Aim:
Reproduce the listing below word for word, with no pictures.
________
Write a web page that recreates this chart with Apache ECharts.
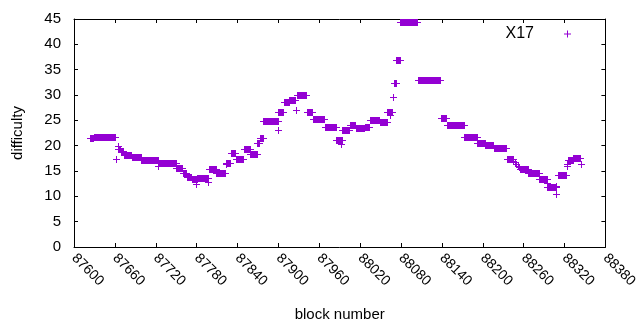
<!DOCTYPE html>
<html>
<head>
<meta charset="utf-8">
<title>difficulty - X17</title>
<script src="https://cdn.jsdelivr.net/npm/echarts@6/dist/echarts.min.js"></script>
<style>
    * { margin: 0; padding: 0; }
    #main { width: 640px; height: 330px; background: #fff; }
</style>
</head>
<body>
<div id="main"></div>
<script>
// flat stretches: [first block, last block, difficulty]
var runs = [
    [87624, 87628, 21.4], [87629, 87660, 21.7], [87664, 87668, 19.2], [87669, 87672, 18.8],
    [87673, 87684, 18.1], [87685, 87698, 17.7], [87699, 87723, 17.1], [87724, 87749, 16.5],
    [87750, 87759, 15.4], [87760, 87765, 14.5], [87766, 87772, 13.7], [87773, 87780, 13.3],
    [87781, 87797, 13.6], [87798, 87808, 15.2], [87809, 87822, 14.6], [87823, 87829, 16.5],
    [87830, 87837, 18.5], [87838, 87848, 17.3], [87849, 87858, 19.2], [87859, 87868, 18.3],
    [87869, 87872, 20.5], [87873, 87877, 21.5], [87878, 87899, 24.7], [87900, 87907, 26.5],
    [87908, 87915, 28.5], [87916, 87924, 29.0], [87928, 87941, 30.0], [87942, 87950, 26.6],
    [87951, 87967, 25.2], [87968, 87984, 23.6], [87985, 87993, 21.1], [87994, 88004, 22.9],
    [88005, 88013, 24.0], [88014, 88026, 23.3], [88027, 88033, 23.5], [88034, 88048, 24.9],
    [88049, 88059, 24.5], [88060, 88067, 26.5], [88069, 88072, 32.3], [88073, 88078, 36.9],
    [88079, 88104, 44.3], [88105, 88137, 32.9], [88138, 88146, 25.4], [88147, 88172, 24.0],
    [88173, 88191, 21.6], [88192, 88203, 20.5], [88204, 88215, 20.0], [88216, 88234, 19.5],
    [88235, 88244, 17.3], [88255, 88266, 15.3], [88267, 88282, 14.5], [88283, 88294, 13.4],
    [88295, 88308, 11.8], [88310, 88322, 14.1], [88325, 88332, 17.0], [88333, 88342, 17.5]
];
// single blocks: [block, difficulty]
var points = [
    [87662, 17.3], [87665, 19.8], [87724, 15.8], [87779, 12.4], [87797, 12.7], [87823, 16.2],
    [87899, 23.0], [87926, 27.0], [87992, 20.3], [88064, 25.9], [88068, 29.6], [88245, 16.8],
    [88247, 16.6], [88249, 16.3], [88251, 15.9], [88253, 15.6], [88294, 12.6], [88307, 10.4],
    [88308, 11.9], [88323, 15.8], [88324, 16.3], [88344, 16.3]
];
var seriesName = 'X17';
var purple = '#9400d3';
var plusIcon = 'path://M3,0h1v3h3v1h-3v3h-1v-3h-3v-1h3z';
var font = 'Liberation Sans';

var data = runs.concat(points.map(function (p) { return [p[0], p[0], p[1]]; }));

// draws a row of '+' marks from block a to block b
function renderPlus(params, api) {
    var a = api.coord([api.value(0), api.value(2)]);
    var b = api.coord([api.value(1), api.value(2)]);
    var x0 = Math.round(a[0]), x1 = Math.round(b[0]), y = Math.round(a[1] - 0.5);
    var style = { fill: purple };
    return {
        type: 'group',
        children: [
            { type: 'rect', shape: { x: x0, y: y - 3, width: x1 - x0 + 1, height: 7 }, style: style },
            { type: 'rect', shape: { x: x0 - 3, y: y, width: x1 - x0 + 7, height: 1 }, style: style }
        ]
    };
}

var chart = echarts.init(document.getElementById('main'), null, { renderer: 'canvas' });

var xBase = {
    type: 'value', min: 87600, max: 88380, interval: 60,
    axisLine: { show: true, onZero: false, lineStyle: { color: '#000', width: 1 } },
    axisTick: { show: true, inside: true, length: 4, lineStyle: { color: '#000' } },
    splitLine: { show: false }
};
var yBase = {
    type: 'value', min: 0, max: 45, interval: 5,
    axisLine: { show: true, onZero: false, lineStyle: { color: '#000', width: 1 } },
    axisTick: { show: true, inside: true, length: 4, lineStyle: { color: '#000' } },
    splitLine: { show: false }
};

var option = {
    animation: false,
    textStyle: { fontFamily: font },
    grid: { left: 74, right: 31, top: 19, bottom: 83 },
    legend: {
        data: [{ name: seriesName, icon: plusIcon }],
        right: 64, top: 21, align: 'right',
        itemWidth: 7, itemHeight: 7,
        textStyle: { fontFamily: font, fontSize: 16, color: '#000', padding: [0, 25, 0, 0] }
    },
    xAxis: [
        Object.assign({}, xBase, {
            position: 'bottom',
            name: 'block number', nameLocation: 'middle', nameGap: 60,
            nameTextStyle: { fontFamily: font, fontSize: 15, color: '#000' },
            axisLabel: { rotate: -45, margin: 9, fontSize: 14, color: '#000', fontFamily: font,
                showMinLabel: true, showMaxLabel: true,
                formatter: function (v) { return String(v); } }
        }),
        Object.assign({}, xBase, { position: 'top', axisLabel: { show: false } })
    ],
    yAxis: [
        Object.assign({}, yBase, {
            position: 'left',
            name: 'difficulty', nameLocation: 'middle', nameGap: 49,
            nameTextStyle: { fontFamily: font, fontSize: 15, color: '#000' },
            axisLabel: { margin: 13, fontSize: 15, color: '#000', fontFamily: font }
        }),
        Object.assign({}, yBase, { position: 'right', axisLabel: { show: false } })
    ],
    series: [{
        name: seriesName,
        type: 'custom',
        renderItem: renderPlus,
        encode: { x: [0, 1], y: 2 },
        itemStyle: { color: purple },
        clip: false,
        data: data
    }]
};

chart.setOption(option);
</script>
</body>
</html>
________
Result of the exercise:
Write a web page that recreates this chart with Apache ECharts.
<!DOCTYPE html>
<html>
<head>
<meta charset="utf-8">
<title>difficulty - X17</title>
<script src="https://cdn.jsdelivr.net/npm/echarts@6/dist/echarts.min.js"></script>
<style>
    * { margin: 0; padding: 0; }
    #main { width: 640px; height: 330px; background: #fff; }
</style>
</head>
<body>
<div id="main"></div>
<script>
// flat stretches: [first block, last block, difficulty]
var runs = [
    [87624, 87628, 21.4], [87629, 87660, 21.7], [87664, 87668, 19.2], [87669, 87672, 18.8],
    [87673, 87684, 18.1], [87685, 87698, 17.7], [87699, 87723, 17.1], [87724, 87749, 16.5],
    [87750, 87759, 15.4], [87760, 87765, 14.5], [87766, 87772, 13.7], [87773, 87780, 13.3],
    [87781, 87797, 13.6], [87798, 87808, 15.2], [87809, 87822, 14.6], [87823, 87829, 16.5],
    [87830, 87837, 18.5], [87838, 87848, 17.3], [87849, 87858, 19.2], [87859, 87868, 18.3],
    [87869, 87872, 20.5], [87873, 87877, 21.5], [87878, 87899, 24.7], [87900, 87907, 26.5],
    [87908, 87915, 28.5], [87916, 87924, 29.0], [87928, 87941, 30.0], [87942, 87950, 26.6],
    [87951, 87967, 25.2], [87968, 87984, 23.6], [87985, 87993, 21.1], [87994, 88004, 22.9],
    [88005, 88013, 24.0], [88014, 88026, 23.3], [88027, 88033, 23.5], [88034, 88048, 24.9],
    [88049, 88059, 24.5], [88060, 88067, 26.5], [88069, 88072, 32.3], [88073, 88078, 36.9],
    [88079, 88104, 44.3], [88105, 88137, 32.9], [88138, 88146, 25.4], [88147, 88172, 24.0],
    [88173, 88191, 21.6], [88192, 88203, 20.5], [88204, 88215, 20.0], [88216, 88234, 19.5],
    [88235, 88244, 17.3], [88255, 88266, 15.3], [88267, 88282, 14.5], [88283, 88294, 13.4],
    [88295, 88308, 11.8], [88310, 88322, 14.1], [88325, 88332, 17.0], [88333, 88342, 17.5]
];
// single blocks: [block, difficulty]
var points = [
    [87662, 17.3], [87665, 19.8], [87724, 15.8], [87779, 12.4], [87797, 12.7], [87823, 16.2],
    [87899, 23.0], [87926, 27.0], [87992, 20.3], [88064, 25.9], [88068, 29.6], [88245, 16.8],
    [88247, 16.6], [88249, 16.3], [88251, 15.9], [88253, 15.6], [88294, 12.6], [88307, 10.4],
    [88308, 11.9], [88323, 15.8], [88324, 16.3], [88344, 16.3]
];
var seriesName = 'X17';
var purple = '#9400d3';
var plusIcon = 'path://M3,0h1v3h3v1h-3v3h-1v-3h-3v-1h3z';
var font = 'Liberation Sans';

var data = runs.concat(points.map(function (p) { return [p[0], p[0], p[1]]; }));

// draws a row of '+' marks from block a to block b
function renderPlus(params, api) {
    var a = api.coord([api.value(0), api.value(2)]);
    var b = api.coord([api.value(1), api.value(2)]);
    var x0 = Math.round(a[0]), x1 = Math.round(b[0]), y = Math.round(a[1] - 0.5);
    var style = { fill: purple };
    return {
        type: 'group',
        children: [
            { type: 'rect', shape: { x: x0, y: y - 3, width: x1 - x0 + 1, height: 7 }, style: style },
            { type: 'rect', shape: { x: x0 - 3, y: y, width: x1 - x0 + 7, height: 1 }, style: style }
        ]
    };
}

var chart = echarts.init(document.getElementById('main'), null, { renderer: 'canvas' });

var xBase = {
    type: 'value', min: 87600, max: 88380, interval: 60,
    axisLine: { show: true, onZero: false, lineStyle: { color: '#000', width: 1 } },
    axisTick: { show: true, inside: true, length: 4, lineStyle: { color: '#000' } },
    splitLine: { show: false }
};
var yBase = {
    type: 'value', min: 0, max: 45, interval: 5,
    axisLine: { show: true, onZero: false, lineStyle: { color: '#000', width: 1 } },
    axisTick: { show: true, inside: true, length: 4, lineStyle: { color: '#000' } },
    splitLine: { show: false }
};

var option = {
    animation: false,
    textStyle: { fontFamily: font },
    grid: { left: 74, right: 31, top: 19, bottom: 83 },
    legend: {
        data: [{ name: seriesName, icon: plusIcon }],
        right: 64, top: 21, align: 'right',
        itemWidth: 7, itemHeight: 7,
        textStyle: { fontFamily: font, fontSize: 16, color: '#000', padding: [0, 25, 0, 0] }
    },
    xAxis: [
        Object.assign({}, xBase, {
            position: 'bottom',
            name: 'block number', nameLocation: 'middle', nameGap: 60,
            nameTextStyle: { fontFamily: font, fontSize: 15, color: '#000' },
            axisLabel: { rotate: -45, margin: 9, fontSize: 14, color: '#000', fontFamily: font,
                showMinLabel: true, showMaxLabel: true,
                formatter: function (v) { return String(v); } }
        }),
        Object.assign({}, xBase, { position: 'top', axisLabel: { show: false } })
    ],
    yAxis: [
        Object.assign({}, yBase, {
            position: 'left',
            name: 'difficulty', nameLocation: 'middle', nameGap: 49,
            nameTextStyle: { fontFamily: font, fontSize: 15, color: '#000' },
            axisLabel: { margin: 13, fontSize: 15, color: '#000', fontFamily: font }
        }),
        Object.assign({}, yBase, { position: 'right', axisLabel: { show: false } })
    ],
    series: [{
        name: seriesName,
        type: 'custom',
        renderItem: renderPlus,
        encode: { x: [0, 1], y: 2 },
        itemStyle: { color: purple },
        clip: false,
        data: data
    }]
};

chart.setOption(option);
</script>
</body>
</html>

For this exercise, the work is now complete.